Google provides its vision services through two separate APIs – Vision AI and Video AI. Google provides image classification/annotation as well as similarity detection features through Vision AI. Rest of the features like optical character recognition (OCR), object detection etc. are also standard. Google also provides option of using custom algorithms and models through AutoML. It’s probably worth mentioning that every Google cloud AI API has pairing with AutoML and hence can be assumed in future. Again, video classification, scene change detection and automated transcription are some of the noteworthy features of Video AI.
Microsoft has distributed their vision API in various specific use case API sets. Their analysis APIs are different for image and video. Computer Vision API provides standard features of image analysis except face recognition or OCR which have been bundled into separate APIs. Microsoft has two innovative services – ink (digital or handwritten) recognition and form recognition which can help extract tabular and/or structurally formatted data from images.
Amazon Transcribe and Amazon Polly are STT and TTS APIs from AWS. Google STT claims to understand 120 languages and Google TTS can generate speech in 32 different voices. Apart from STT and TTS services Microsoft Speech portfolio also provides real time speech translation and speaker recognition APIs. Along with standard functionalities, IBM Watson STT offers many nuanced capabilities like acoustic and language model customization.

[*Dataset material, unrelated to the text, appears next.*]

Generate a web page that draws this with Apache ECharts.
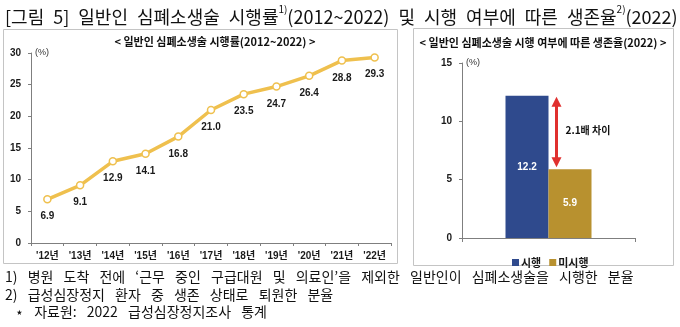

All the four cloud providers one or the other form of dialog capabilities which can help build custom bots.
Natural Language API
NLP and NLU functionalities are broader and can have many sub-capabilities. Translation, keyword and entity extraction and document analysis are some of the important capabilities. All the providers have translation capability as standard. Keyword/entity extraction algorithms try to extract syntactic and semantic relations within a text. Features here differ but baseline is the same. Sentiment analysis is sometimes clubbed with keyword/entity extraction or is sometimes offered as independent feature. It depends upon whether sentiment analysis is done on keywords or entire document. There is nothing specific to mention for Amazon or Google APIs here. Microsoft has a new feature Immersive Reader which helps embed read-aloud and text comprehension facilities for applications.
IBM Watson has a strong portfolio with natural language classifier and natural language understanding. IBM has two special offerings tone analyzer and personality insights something which seem unique amongst all the providers. It is interesting to note that IBM has decided written text as a medium to implement both these algorithms rather than voice.
Equipped with these choices the application developers certainly have enough power to reap the fruits of AI.